Board member Beverly Anderson said she finds it “confusing” why Board members would consider the installation of turf fields a priority because the total cost for all of the high schools would only be about $20 million, which she said is a small part of a total $1.8 billion budget.
Anderson also said she found it “confusing” why the Board would not want to support the bill.
“We have issues of health and public safety and we have a suggestion on how we can address health and safety on our fields without using our own money,” Anderson said. “I’m trying to understand why we don’t want to support this bill. What kind of signal is it sending to the public when we have our legislators expressing concerns about safety in our schools and we take a position of we disagree or no position?
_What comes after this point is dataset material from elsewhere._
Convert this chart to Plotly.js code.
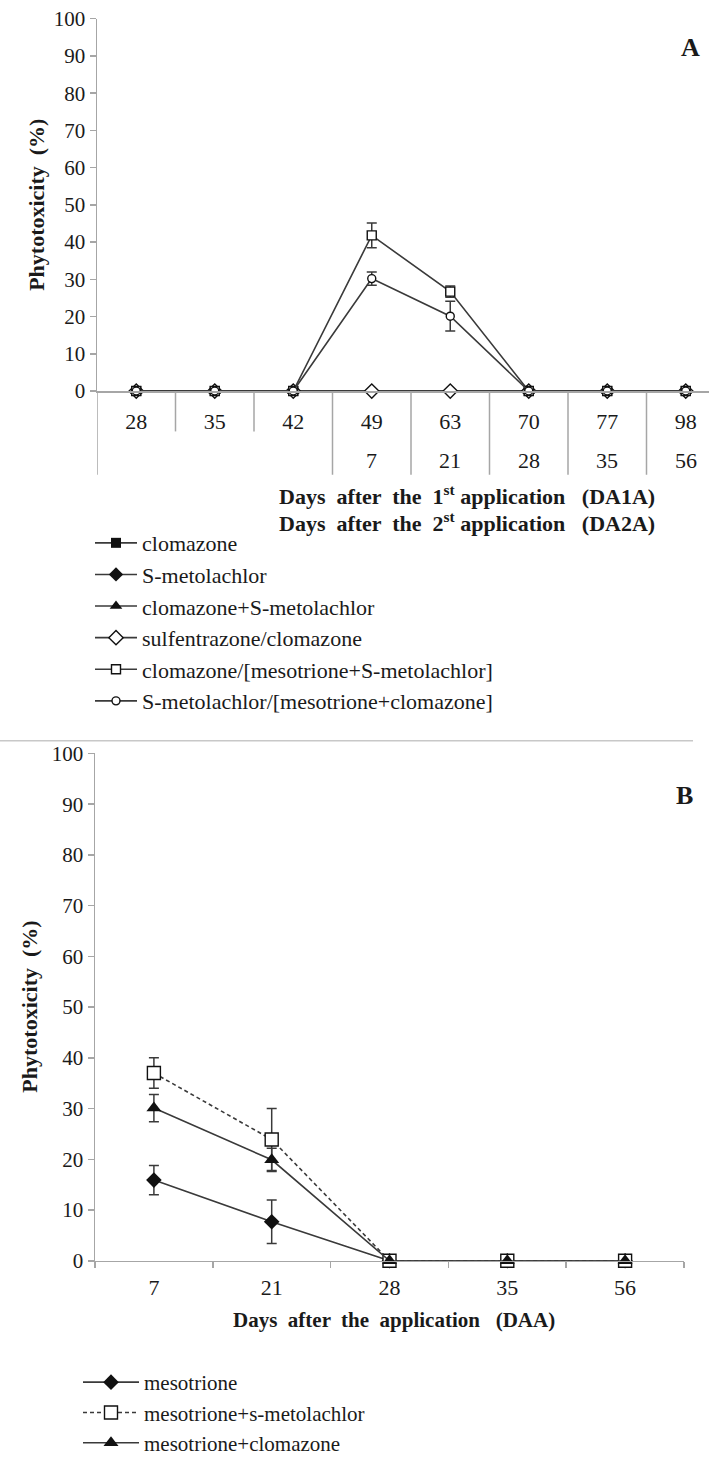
<!DOCTYPE html>
<html>
<head>
<meta charset="utf-8">
<script src="https://cdn.plot.ly/plotly-3.0.1.min.js"></script>
<style>
html,body{margin:0;padding:0;background:#fff;overflow:hidden;}
#chart{width:709px;height:1463px;}
</style>
</head>
<body>
<div id="chart"></div>
<script>
// ---------- Panel A data ----------
const daysA1 = ['28','35','42','49','63','70','77','98'];   // DA1A
const daysA2 = ['','','','7','21','28','35','56'];          // DA2A
const clomazone            = [0,0,0,null,null,0,0,0];
const sMetolachlor         = [0,0,0,null,null,0,0,0];
const clomazoneSMet        = [0,0,0,null,null,0,0,0];
const sulfentrazoneClom    = [0,0,0,0,0,0,0,0];
const clomMesoSMet         = [0,0,0,41.8,26.7,0,0,0];
const clomMesoSMetErr      = [null,null,null,3.3,1.5,null,null,null];
const sMetMesoClom         = [0,0,0,30.2,20.1,0,0,0];
const sMetMesoClomErr      = [null,null,null,1.8,4.0,null,null,null];
const namesA = ['clomazone','S-metolachlor','clomazone+S-metolachlor','sulfentrazone/clomazone',
                'clomazone/[mesotrione+S-metolachlor]','S-metolachlor/[mesotrione+clomazone]'];

// ---------- Panel B data ----------
const daysB = ['7','21','28','35','56'];                    // DAA
const mesotrione          = [15.9,7.7,0,0,0];
const mesotrioneErr       = [2.9,4.3,null,null,null];
const mesoSMet            = [37.0,23.9,0,0,0];
const mesoSMetErr         = [3.0,6.1,null,null,null];
const mesoClom            = [30.1,19.9,0,0,0];
const mesoClomErr         = [2.7,2.3,null,null,null];
const namesB = ['mesotrione','mesotrione+s-metolachlor','mesotrione+clomazone'];

// ---------- helpers ----------
const W = 709, H = 1463;
const px = v => v / W;
const py = v => 1 - v / H;
const FONT = 'Liberation Serif';
const TXT = '#1a1a1a';
const LINE = '#3a3a3a', MK = '#111111', AX = '#a6a6a6';
const errs = a => a.map(v => v == null ? NaN : v);

function tr(x, y, name, sym, size, filled, xa, ya, leg, err, dash) {
  const t = {
    type: 'scatter', mode: 'lines+markers', x: x, y: y, name: name,
    xaxis: xa, yaxis: ya, legend: leg, connectgaps: true, cliponaxis: false,
    line: {color: LINE, width: 1.6, dash: dash || 'solid'},
    marker: {symbol: sym, size: size, color: filled ? MK : '#ffffff',
             line: {color: MK, width: filled ? 0 : 1.4}}
  };
  if (err) t.error_y = {type: 'data', array: errs(err), visible: true,
                        color: LINE, thickness: 1.5, width: 5};
  return t;
}

const traces = [
  tr(daysA1, clomazone, namesA[0], 'square', 10, true, 'x', 'y', 'legend'),
  tr(daysA1, sMetolachlor, namesA[1], 'diamond', 11, true, 'x', 'y', 'legend'),
  tr(daysA1, clomazoneSMet, namesA[2], 'triangle-up', 11, true, 'x', 'y', 'legend'),
  tr(daysA1, sulfentrazoneClom, namesA[3], 'diamond', 11, false, 'x', 'y', 'legend'),
  tr(daysA1, clomMesoSMet, namesA[4], 'square', 9, false, 'x', 'y', 'legend', clomMesoSMetErr),
  tr(daysA1, sMetMesoClom, namesA[5], 'circle', 8, false, 'x', 'y', 'legend', sMetMesoClomErr),
  tr(daysB, mesotrione, namesB[0], 'diamond', 12, true, 'x2', 'y2', 'legend2', mesotrioneErr),
  tr(daysB, mesoSMet, namesB[1], 'square', 13, false, 'x2', 'y2', 'legend2', mesoSMetErr, '4px,3px'),
  tr(daysB, mesoClom, namesB[2], 'triangle-up', 13, true, 'x2', 'y2', 'legend2', mesoClomErr)
];

// Panel A multi-level category dividers and second label row
const shapes = [];
const annotations = [];
const yZeroA = 397, shortEnd = 438, longEnd = 482;
for (let i = -1; i < daysA1.length - 1; i++) {
  const isLong = i < 0 || daysA2[i + 1] !== '';
  shapes.push({type: 'line', xref: 'x', yref: 'paper', x0: i + 0.5, x1: i + 0.5,
               y0: py(yZeroA), y1: py(isLong ? longEnd : shortEnd),
               line: {color: AX, width: 1.5}});
}
daysA2.forEach((t, i) => {
  if (t !== '') annotations.push({xref: 'x', yref: 'paper', x: i, y: py(468), text: t,
    showarrow: false, yanchor: 'middle', font: {family: FONT, size: 22, color: TXT}});
});
// separator between panels
shapes.push({type: 'line', xref: 'paper', yref: 'paper', x0: 0, x1: px(693),
             y0: py(752), y1: py(752), line: {color: '#c8c8c8', width: 1.5}});

const boldAnn = (text, x, y, size, angle) => ({
  xref: 'paper', yref: 'paper', x: px(x), y: py(y), text: text, showarrow: false,
  xanchor: 'center', yanchor: 'middle', textangle: angle || 0,
  font: {family: FONT, size: size, color: TXT}
});
annotations.push(boldAnn('<b>A</b>', 690, 48, 26));
annotations.push(boldAnn('<b>B</b>', 684, 808, 26));
annotations.push(boldAnn('<b>Phytotoxicity  (%)</b>', 37, 208, 22, -90));
annotations.push(boldAnn('<b>Phytotoxicity  (%)</b>', 30, 1022, 22, -90));
annotations.push(boldAnn('<b>Days  after  the  1<sup>st</sup> application   (DA1A)</b>', 467, 503, 22));
annotations.push(boldAnn('<b>Days  after  the  2<sup>st</sup> application   (DA2A)</b>', 467, 530, 22));
annotations.push(boldAnn('<b>Days  after  the  application   (DAA)</b>', 394, 1340, 21));

const yAxisCommon = {
  range: [0, 100], dtick: 10, tick0: 0, ticks: 'outside', ticklen: 6, tickwidth: 1.5,
  tickcolor: AX, showline: true, linecolor: AX, linewidth: 1.5, showgrid: false,
  zeroline: false, tickfont: {family: FONT, size: 21, color: TXT}, fixedrange: true
};

const layout = {
  width: W, height: H, margin: {l: 0, r: 0, t: 0, b: 0},
  paper_bgcolor: '#fff', plot_bgcolor: '#fff', showlegend: true,
  font: {family: FONT, color: TXT},
  xaxis: {
    domain: [px(97), 1], anchor: 'y', type: 'category', range: [-0.5, -0.5 + (709 - 97) / 78.5],
    showline: true, linecolor: AX, linewidth: 1.5, ticks: '', showgrid: false, zeroline: false,
    ticklabelstandoff: 10, tickfont: {family: FONT, size: 22, color: TXT}, fixedrange: true
  },
  yaxis: Object.assign({domain: [py(397), py(19)], anchor: 'x'}, yAxisCommon),
  xaxis2: {
    domain: [px(95), px(684)], anchor: 'y2', type: 'category', range: [-0.5, 4.5],
    showline: true, linecolor: AX, linewidth: 1.5, ticks: 'outside', tickson: 'boundaries',
    ticklen: 6, tickwidth: 1.5, tickcolor: AX, showgrid: false, zeroline: false,
    ticklabelstandoff: 6, tickfont: {family: FONT, size: 22, color: TXT}, fixedrange: true
  },
  yaxis2: Object.assign({domain: [py(1280), py(765)], anchor: 'x2'}, yAxisCommon),
  legend: {
    x: px(90), xanchor: 'left', y: py(530), yanchor: 'top', bgcolor: 'rgba(0,0,0,0)',
    font: {family: FONT, size: 22, color: TXT}, itemwidth: 42, tracegroupgap: 0,
    traceorder: 'normal'
  },
  legend2: {
    x: px(78), xanchor: 'left', y: py(1383), yanchor: 'top', bgcolor: 'rgba(0,0,0,0)',
    font: {family: FONT, size: 21, color: TXT}, itemwidth: 56, tracegroupgap: 0,
    traceorder: 'normal'
  },
  shapes: shapes,
  annotations: annotations
};

Plotly.newPlot('chart', traces, layout, {displayModeBar: false, staticPlot: true});
</script>
</body>
</html>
I don’t understand that either.”
Prince George’s County Public Schools CEO Kevin Maxwell, who oversaw the installation of turf fields at all schools in Anne Arundel County, said he did not see a reason for the Board to oppose the legislation if the amendments were included. But without amendments, Maxwell said the bill “is a nonstarter.”
“I want to make it clear the school system is not going to pay for (the installations),” Maxwell said.
After the discussion, Kaufman motioned for the Board to oppose the bill, but his motion failed. Then, Burroughs motioned to accept the PLLC’s recommendation, which passed 10-2.
Following the discussion of turf bill, the Board also discussed its position on a bill proposed by Walker and Delegate Alonzo Washington which, if passed, would put to referendum a sales tax where the revenue collected would be used for school construction.
Kaufman motioned for the Board to take no position on the bill. While the bill sponsors have good intentions, he said, the county should look for alternative sources for funding.
Anderson said she does not like the idea of more taxes, but the county needs more money because the school district does not get as much from its property taxes as other counties.
“We’ve got a $2 billion bill in front of us in the very near future because our schools are crumbling,” Anderson said. “The question is how do we get that money? …I think the bill provides an avenue where we can get not all of the money but can get some of the money.”
Eubanks said he had concerns about the bill because the county executive’s office opposed the bill, and the County Council was leaning towards opposing it.
“We are in a battle to make this a great public school system and we know we have a lot of work to do,” Eubanks said. “I believe at some point we are going to have to come to our citizens and say we have a plan and we have proven to you we are on the right track and we need your support. When that time comes we need to be ready and have a plan. This doesn’t represent it to me.”
Eubanks also expressed concern about the state funding the county would receive in the future if the bill passes. He said the state may look at the tax as an “opportunity to save a few bucks.”
“I want to keep pressure on our state government to give us what we rightfully deserve,” Eubanks said.
Burroughs advocated for the bill, saying the Board “needs to do something.” He said the school district asks for more money year after year and he does not believe there is a plan. If the county wants to have a world-class school system, Burroughs said, it needs to have world-class facilities.
In the end the Board voted 8-3 to take no position on the bill.